Grass may be getting greener throughout Spokane Valley, but things have gone to seed at the corner of Barker and Euclid. But it’s a situation that will hopefully change for the better soon, say officials with the Spokane Valley Fire Department.
At last week’s fire commissioners meeting, the board heard a report from Deputy Chief Larry Rider that the contractor who did the work on the refurbished Barker Road Bridge – a job that finished nearly a year ago, by the way – has left a decent supply of materials and equipment on a lot owned by the Spokane Valley Fire Department.
While there was no objection to Morgen and Oswood Construction, located in Great Falls, Mont., using the land rent-free during the two years the bridge was worked on, it’s high time the mess gets cleaned up some grass seed can get planted before summer.
“Or we can lock the gates and call the cops,” Rider told fire commissioners on March 28. “(The company) was not a bad bridge builder but has been difficult as a tenant.”
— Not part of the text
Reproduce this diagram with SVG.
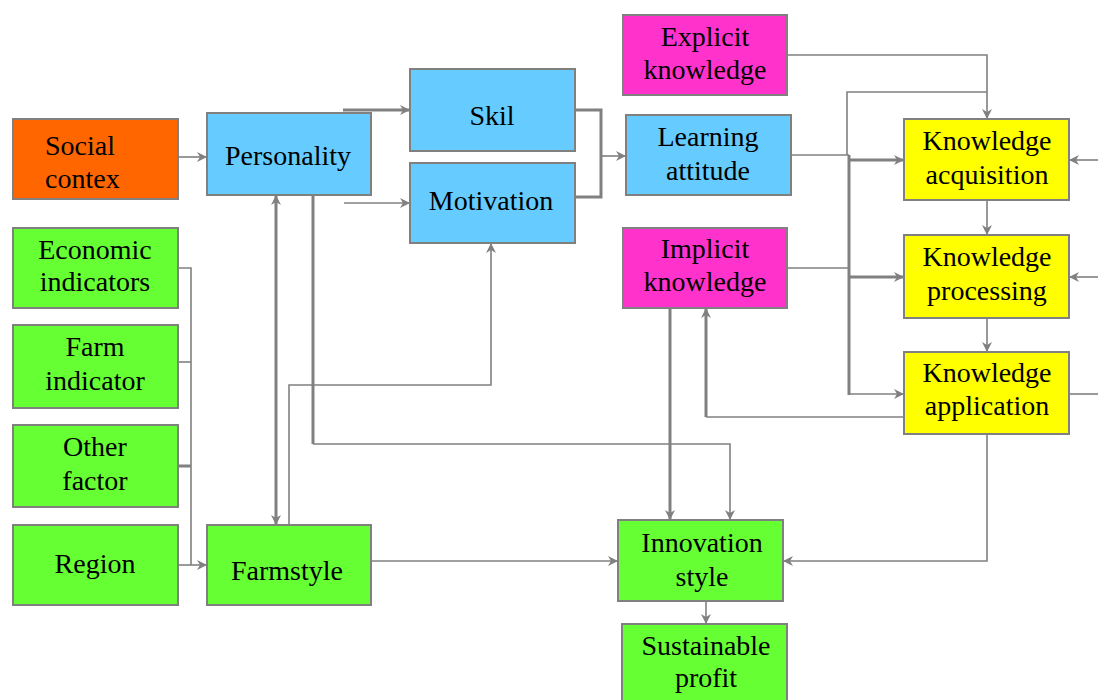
<svg xmlns="http://www.w3.org/2000/svg" width="1098" height="700" viewBox="0 0 1098 700">
<style>
.box{stroke:#808080;stroke-width:2}
.or{fill:#FF6600}.bl{fill:#66CCFF}.mg{fill:#FF33CC}.ye{fill:#FFFF00}.gr{fill:#66FF33}
text{font-family:"Liberation Serif","Times New Roman",serif;font-size:28px;fill:#000;text-anchor:middle}
.c{fill:none;stroke:#808080;stroke-width:1.6}
.t{fill:none;stroke:#808080;stroke-width:3}
.a{marker-end:url(#ah)}
</style>
<defs>
<marker id="ah" viewBox="0 0 10 10" refX="10" refY="5" markerWidth="10" markerHeight="10" markerUnits="userSpaceOnUse" orient="auto">
<path d="M0,0 L10,5 L0,10 L3,5 z" fill="#808080"/>
</marker>
<marker id="ahs" viewBox="0 0 10 10" refX="10" refY="5" markerWidth="10" markerHeight="10" markerUnits="userSpaceOnUse" orient="auto-start-reverse">
<path d="M0,0 L10,5 L0,10 L3,5 z" fill="#808080"/>
</marker>
</defs>
<rect width="1098" height="700" fill="#fff"/>
<g id="connectors">
<path class="c a" d="M178,157 H207"/>
<path class="t a" d="M343,110 H410"/>
<path class="c a" d="M344,203 H410"/>
<path class="t" d="M576,110 H601 V197 H576"/>
<path class="c a" d="M601,156 H626"/>
<path class="c a" d="M787,55 H987 V119"/>
<path class="c" d="M847,155 V92 H987"/>
<path class="c" d="M791,155 H849"/>
<path class="c" d="M787,268 H849"/>
<path class="t" d="M849,155 V395"/>
<path class="t a" d="M849,160 H904"/>
<path class="t a" d="M849,277 H904"/>
<path class="c a" d="M849,394 H904"/>
<path class="c a" d="M1098,160 H1069"/>
<path class="c a" d="M1098,277 H1069"/>
<path class="c" d="M1069,394 H1098"/>
<path class="c a" d="M987,200 V235"/>
<path class="c a" d="M987,318 V352"/>
<path class="c" d="M904,417 H706"/>
<path class="t a" d="M706,417 V308"/>
<path class="c a" d="M987,434 V561 H783"/>
<path class="t a" d="M670,308 V520"/>
<path class="t" d="M313,195 V444"/>
<path class="c a" d="M313,444 H730 V520"/>
<path class="t" d="M276,195 V525" marker-start="url(#ahs)" marker-end="url(#ahs)"/>
<path class="c a" d="M289,525 V385 H491 V243"/>
<path class="c" d="M178,268 H191 V565"/>
<path class="c" d="M178,362 H191"/>
<path class="t" d="M178,466 H191"/>
<path class="c a" d="M178,565 H207"/>
<path class="c a" d="M371,561 H618"/>
<path class="c a" d="M706,601 V624"/>
</g>
<g id="social"><rect class="box or" x="13" y="119" width="165" height="80"/><text x="45" y="155" style="text-anchor:start">Social</text><text x="45" y="188" style="text-anchor:start">contex</text></g>
<g id="personality"><rect class="box bl" x="207" y="113" width="164" height="82"/><text x="288" y="165">Personality</text></g>
<g id="skil"><rect class="box bl" x="410" y="69" width="165" height="82"/><text x="492" y="125">Skil</text></g>
<g id="motivation"><rect class="box bl" x="410" y="163" width="165" height="80"/><text x="491" y="210">Motivation</text></g>
<g id="learning"><rect class="box bl" x="626" y="115" width="165" height="80"/><text x="708" y="146">Learning</text><text x="708" y="180">attitude</text></g>
<g id="explicit"><rect class="box mg" x="623" y="15" width="164" height="80"/><text x="705" y="46">Explicit</text><text x="705" y="79">knowledge</text></g>
<g id="implicit"><rect class="box mg" x="623" y="228" width="164" height="80"/><text x="705" y="258">Implicit</text><text x="705" y="291">knowledge</text></g>
<g id="acquisition"><rect class="box ye" x="904" y="119" width="165" height="81"/><text x="987" y="150">Knowledge</text><text x="987" y="184">acquisition</text></g>
<g id="processing"><rect class="box ye" x="904" y="235" width="165" height="83"/><text x="987" y="266">Knowledge</text><text x="987" y="300">processing</text></g>
<g id="application"><rect class="box ye" x="904" y="352" width="165" height="82"/><text x="987" y="382">Knowledge</text><text x="987" y="415">application</text></g>
<g id="economic"><rect class="box gr" x="13" y="228" width="165" height="80"/><text x="95" y="259">Economic</text><text x="95" y="291">indicators</text></g>
<g id="farm"><rect class="box gr" x="13" y="325" width="165" height="83"/><text x="95" y="356">Farm</text><text x="95" y="390">indicator</text></g>
<g id="other"><rect class="box gr" x="13" y="425" width="165" height="82"/><text x="95" y="456">Other</text><text x="95" y="490">factor</text></g>
<g id="region"><rect class="box gr" x="13" y="525" width="165" height="80"/><text x="95" y="573">Region</text></g>
<g id="farmstyle"><rect class="box gr" x="207" y="525" width="164" height="80"/><text x="287" y="580">Farmstyle</text></g>
<g id="innovation"><rect class="box gr" x="618" y="520" width="165" height="81"/><text x="702" y="552">Innovation</text><text x="702" y="586">style</text></g>
<g id="sustainable"><rect class="box gr" x="622" y="624" width="165" height="80"/><text x="706" y="655">Sustainable</text><text x="706" y="687">profit</text></g>
</svg>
Since the completion of the bridge in June of last year, Rider said that “40 trucks worth of stuff” has been scattered over the property and little to no communication with the company.
Originally, the items were to have been cleared by last September, by the business’ officials asked for an extension to March 31 – which has now come and gone.
Rider said he is anxious to have the equipment removed so grass seed can be planted within the next few weeks, “otherwise we’ll have a weed patch.”
The fire commissioners gave their blessing for Rider to use whatever legal pressure the department deemed necessary. Also, the department is asking that the company supply proof of insurance so the department remains not legally liable for any potential injuries someone might incur on the site.
In the days that have followed since, Rider said he was able to make contact with the company and that there has been some progress in the past week as proof of insurance has been supplied.
“They’re working with us,” Rider said on Monday, adding that it likely hasn’t be the No. 1 priority on the contractor’s “to do” list.
“They don’t have to look at it,” he said.